Further objects and advantages of the invention will become apparent from the following detailed description with reference to the accompanying drawings, which illustrate a preferred embodiment thereof.
FIG. 1 shows a sideview of an in-line rotary pump in accordance with the invention in partial cross-section, and
FIG. 2 shows in detailed cross-section the area of a casing extremity encircled in FIG. 1.
Referring first to FIG. 1 there is shown a rotary pump comprising a base element 2, a series of four pump stages, a head element 9 and an outer casing 10. The pump is driven by a shaft 12.
Water enters into the base element 2 of the pump via a suction connector 1. The water initially passes into a bottom impeller 5 of the first pump stage through a suction opening 3 of a stage housing 4, from which it is forced into an annular space 6 of the housing 4. The water flows onwards through return blade passages 7 to the impeller of the next pump stage. Depending on the pressure difference required, a corresponding number of stages is connected in series, the totality of these then forming the outwardly closed pump body.
The water conveyed to the head element 8 of the pump flows through holes in a bearer ring 9 into an annular space 10b formed between the casing 10 and the pump body, through which it is led back to the base element 2, where the water emerges through a delivery connector 11. The pump shaft 12 is sealed off from the environment by means of a slip ring seal.
The base element 2, the head element 8 and the casing 10 are drawn one towards another by the stay bolts 13, with flatjoints 14a and 14b interposed. These joints are installed in both areal compression areas, as shown in FIG. 1.

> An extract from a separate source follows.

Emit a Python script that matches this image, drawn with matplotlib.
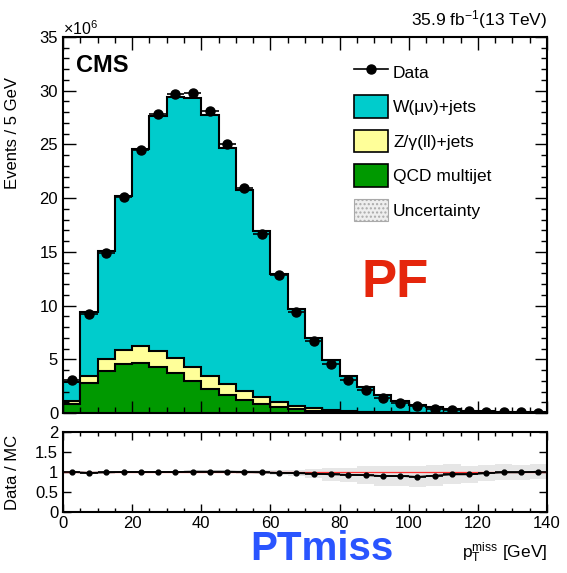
import numpy as np
import matplotlib
matplotlib.use("Agg")
from matplotlib import pyplot as plt
from matplotlib.lines import Line2D
from matplotlib.patches import Patch
from matplotlib.ticker import MultipleLocator

plt.rcParams['font.family'] = ['Liberation Sans', 'DejaVu Sans']
plt.rcParams['mathtext.fontset'] = 'custom'
plt.rcParams['mathtext.rm'] = 'Liberation Sans'
plt.rcParams['mathtext.it'] = 'Liberation Sans:italic'

# binning: 5 GeV bins from 0 to 140
edges = np.arange(0, 145, 5)
centers = 0.5 * (edges[:-1] + edges[1:])

# stacked MC, in units of 1e6 events
qcd = [0.82, 2.76, 3.9, 4.53, 4.7, 4.25, 3.7, 2.95, 2.23, 1.68, 1.2, 0.84, 0.53, 0.37,
       0.22, 0.13, 0.08, 0.05, 0.03, 0.02, 0.012, 0.008, 0.005, 0.003, 0.002, 0.001, 0.001, 0.001]
zjets = [0.26, 0.66, 1.1, 1.34, 1.5, 1.55, 1.4, 1.35, 1.17, 0.99, 0.88, 0.62, 0.52, 0.31,
         0.21, 0.15, 0.10, 0.07, 0.05, 0.03, 0.023, 0.017, 0.013, 0.009, 0.006, 0.005, 0.003, 0.002]
wjets = [1.82, 5.98, 10.1, 14.33, 18.4, 21.8, 24.3, 25.0, 24.3, 22.03, 18.72, 15.44, 11.85, 8.97,
         6.52, 4.62, 3.22, 2.28, 1.59, 1.1, 0.745, 0.495, 0.332, 0.218, 0.142, 0.094, 0.066, 0.047]
data = [3.07, 9.2, 14.9, 20.1, 24.5, 27.8, 29.7, 29.8, 28.1, 25.0, 20.9, 16.7, 12.8, 9.4,
        6.7, 4.6, 3.1, 2.1, 1.4, 0.95, 0.62, 0.40, 0.27, 0.17, 0.11, 0.075, 0.05, 0.035]

# ratio panel
ratio = [1.0, 0.98, 0.99, 1.0, 1.0, 1.0, 1.0, 1.01, 1.01, 1.01, 1.0, 0.99, 0.98, 0.97,
         0.96, 0.94, 0.93, 0.92, 0.9, 0.9, 0.88, 0.91, 0.94, 0.94, 0.97, 0.99, 0.99, 1.01]
ratio_unc = [0.03, 0.03, 0.03, 0.03, 0.03, 0.03, 0.03, 0.03, 0.03, 0.04, 0.04, 0.05, 0.06, 0.08,
             0.12, 0.16, 0.18, 0.22, 0.25, 0.26, 0.26, 0.26, 0.25, 0.22, 0.2, 0.2, 0.18, 0.18]

c_w = '#00CCCC'
c_z = '#FFFF99'
c_qcd = '#009900'

qcd = np.array(qcd)
lower = qcd + np.array(zjets)
total = lower + np.array(wjets)

fig = plt.figure(figsize=(5.67, 5.73), dpi=100)
W, H = 567, 573
ax = fig.add_axes([63 / W, 1 - 413 / H, 484 / W, 376 / H])
axr = fig.add_axes([63 / W, 1 - 512 / H, 484 / W, 80 / H])

for h, c in [(total, c_w), (lower, c_z), (qcd, c_qcd)]:
    ax.stairs(h, edges, baseline=0, fill=True, facecolor=c, edgecolor='black', linewidth=1.5)

ax.errorbar(centers, data, xerr=2.5, fmt='o', color='black', ms=6.5, elinewidth=1.2, capsize=0)

ax.set_xlim(0, 140)
ax.set_ylim(0, 35)
ax.set_xticklabels([])
ax.set_ylabel('Events / 5 GeV', fontsize=12, loc='top')

# ratio
axr.stairs(np.array(ratio) + np.array(ratio_unc), edges,
           baseline=np.array(ratio) - np.array(ratio_unc),
           fill=True, facecolor='#e6e6e6', edgecolor='none')
axr.axhline(1, color='#ff3030', lw=0.9)
axr.errorbar(centers, ratio, xerr=2.5, fmt='-o', color='black', ms=3.5, lw=1.2, capsize=0)
axr.set_xlim(0, 140)
axr.set_ylim(0, 2)
axr.set_yticks([0, 0.5, 1, 1.5, 2])
axr.set_yticklabels(['0', '0.5', '1', '1.5', '2'])
axr.set_ylabel('Data / MC', fontsize=12)

for a in (ax, axr):
    a.xaxis.set_major_locator(MultipleLocator(20))
    a.xaxis.set_minor_locator(MultipleLocator(5))
    a.tick_params(which='both', direction='in', top=True, right=True, labelsize=12, width=1.0)
    for s in a.spines.values():
        s.set_linewidth(1.5)
ax.yaxis.set_major_locator(MultipleLocator(5))
ax.yaxis.set_minor_locator(MultipleLocator(1))
ax.tick_params(which='major', length=9)
ax.tick_params(which='minor', length=4.5)
axr.tick_params(which='major', length=5.5)
axr.tick_params(which='minor', length=3)
axr.tick_params(axis='x', pad=3)

ax.yaxis.set_label_coords(-0.088, (413 - 77) / 376)
axr.yaxis.set_label_coords(-0.088, 0.5)

fig.text(63 / W, 1 - 35 / H, r'$\times10^{6}$', fontsize=11.5, ha='left', va='baseline')
fig.text(547 / W, 1 - 25 / H, r'35.9 fb$^{-1}$(13 TeV)', fontsize=12.5, ha='right', va='baseline')
ax.text(0.026, 0.955, 'CMS', transform=ax.transAxes, fontsize=17, fontweight='bold', ha='left', va='top')
fig.text(395 / W, 1 - 283 / H, 'PF', fontsize=38, color='#E5260C', fontweight='bold', ha='center', va='center')
fig.text(322 / W, 1 - 549 / H, 'PTmiss', fontsize=29, color='#2A55FF', fontweight='bold', ha='center', va='center')
fig.text(547 / W, 1 - 558 / H, r'p$_{\mathrm{T}}^{\mathrm{miss}}$ [GeV]', fontsize=12.5, ha='right', va='baseline')

handles = [
    Line2D([0], [0], color='black', marker='o', ms=6.5, lw=1.2),
    Patch(facecolor=c_w, edgecolor='black', lw=1.2),
    Patch(facecolor=c_z, edgecolor='black', lw=1.2),
    Patch(facecolor=c_qcd, edgecolor='black', lw=1.2),
    Patch(facecolor='#eeeeee', edgecolor='#aaaaaa', hatch='....', lw=0.8),
]
labels = ['Data', 'W(μν)+jets', 'Z/γ(ll)+jets', 'QCD multijet', 'Uncertainty']
fig.legend(handles, labels, loc='upper left', bbox_to_anchor=(354 / W, 1 - 61 / H),
           frameon=False, fontsize=12.5, handlelength=1.95, handleheight=1.6,
           labelspacing=0.7, handletextpad=0.3, borderpad=0, borderaxespad=0)

fig.savefig('out.png', dpi=100)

Reference is now made to FIG. 2 for a clearer understanding of the invention.
A part of the head element 8 and the flat joint 14b situated between this head element and the deformed casing extremity 10a are shown in this figure. It is apparent that the extremity of the casing tube 10 has been widened to the dimension b by plastic deformation according to the invention, this dimension b being substantially greater than the wall thickness of the remanent casing tube. In this case, both casing extremities were deformed asymmetrically and radially in an inward direction.
Whilst making this deformation, it is possible in principle to retain the external diameter of the casing tube 10 in the area of deformation of the casing extremities 10a. In order to ensure precise centering of the casing tube extremities in the base element 2 and head element 8, it will commonly be more appropriate however for at least one radially outwardly directed deformation 10c to be produced for example at the same time as the radially inwardly directed deformation, which may form a closed externally encircling centring ring by means of which the casing tube may be borne in the corresponding seats of the head and base elements. The projections 10c need not however necessarily be constructed in the form of a closed ring, since it may be sufficient for the specified purpose to form separate projections instead of a ring. So that the system may be produced in a precisely determined and sufficiently stable configuration, at least three projections should be provided in this case at the head and base casing extremities, in each case.
As already mentioned above, the wall thickness b at the casing extremities 10a should satisfy the condition 1.5≦b/s≦3.0 where s is the wall thickness of the casing tube 10. Practical experiments have shown that these ratios lead to a particularly advantageous solution in which cutting up of the flat joints, and thus also possible sealing problems, may be avoided under all operating conditions normally encountered.